Let everyone remember that, each time, when the Kremlin sends troops or tanks to foreign soil, there are always Russians who are prepared to stand up and say: "I don't support it!" Sometimes there are just seven people, such as in Red Square in Moscow in August 1968, when a few came to protest against the invasion in Czechoslovakia. And sometimes it's half a million people, such as in January 1991 in Manezhnaya Square where the crowd turned up to protest against the bloody events in Vilnius, Lithuania. And recently, in September 2014, tens of thousands led by Boris Nemtsov hit the streets of Moscow to protest against Russia's aggression in Ukraine.
Nevertheless, you have to agree that the annexation of Crimea has skyrocketed Putin's ratings. Do you believe that with his support declining, a result partly of the unpopular pension reform, the Kremlin could resort to a new military action to ratchet them up?
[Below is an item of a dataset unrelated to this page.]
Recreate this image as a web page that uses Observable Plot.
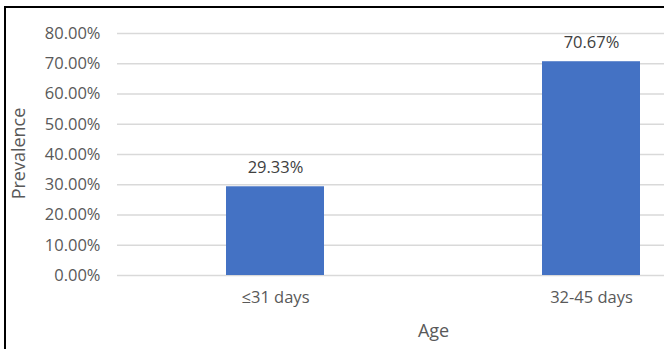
<!DOCTYPE html>
<html>
<head>
<meta charset="utf-8">
<script src="https://cdn.jsdelivr.net/npm/d3@7"></script>
<script src="https://cdn.jsdelivr.net/npm/@observablehq/plot@0.6"></script>
<style>
  html, body { margin: 0; padding: 0; background: #fff; overflow: hidden; }
  #wrap { position: relative; width: 664px; height: 349px; }
  #frame { position: absolute; left: 4px; top: 6px; width: 660px; height: 400px;
           border-left: 2px solid #000; border-top: 2px solid #000; pointer-events: none; }
</style>
</head>
<body>
<div id="wrap"><div id="chart"></div><div id="frame"></div></div>
<script>
const categories = ["≤31 days", "32-45 days"];
const prevalence = [29.33, 70.67];
const yTicks = [0, 10, 20, 30, 40, 50, 60, 70, 80];
const xTitle = "Age";
const yTitle = "Prevalence";

const data = categories.map((c, i) => ({age: c, value: prevalence[i]}));
const font = "'Open Sans', sans-serif";

const chart = Plot.plot({
  width: 664,
  height: 349,
  marginLeft: 117,
  marginRight: 0,
  marginTop: 33,
  marginBottom: 74,
  style: {fontFamily: font, fontSize: "16.5px", background: "transparent"},
  x: {domain: categories, range: [117, 749], paddingInner: 0.69, paddingOuter: 0.345, axis: null},
  y: {domain: [0, 80], axis: null},
  marks: [
    Plot.ruleY(yTicks, {stroke: "#d9d9d9", strokeWidth: 1.5}),
    Plot.barY(data, {x: "age", y: "value", fill: "#4472C4"}),
    Plot.text(data, {x: "age", y: "value", text: d => d.value.toFixed(2) + "%", dy: -19.5, fill: "#404040", fontSize: 16.5}),
    Plot.axisY({ticks: yTicks, tickSize: 0, tickPadding: 17, tickFormat: d => d.toFixed(2) + "%", fill: "#595959", fontSize: 16.5, label: null}),
    Plot.axisX({tickSize: 0, tickPadding: 16, fill: "#595959", fontSize: 16.5, label: null}),
    Plot.text([xTitle], {frameAnchor: "bottom", lineAnchor: "middle", textAnchor: "middle", text: d => d, dx: 42.5, dy: 56, fill: "#595959", fontSize: 18}),
    Plot.text([yTitle], {frameAnchor: "left", textAnchor: "middle", lineAnchor: "middle", text: d => d, rotate: -90, dx: -98, dy: -1, fill: "#595959", fontSize: 18})
  ]
});
document.getElementById("chart").appendChild(chart);
</script>
</body>
</html>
I really don't pay attention to any polls or their results. We don't know what the majority of the Russian people think about Putin and his policies, as in a country under authoritarian regime no one is willing to speak his or her mind. Can you imagine an ordinary Russian family speaking openly to a pollster about Putin, his party or his ruling? I can't. The Romanian dictator Nicolae Ceausescu boasted 99.9 percent support just two weeks before he was overthrown. So public opinion in an authoritarian regime is absolutely meaningless. The real picture can be — and is — stunningly different from the one the Kremlin wants us to believe.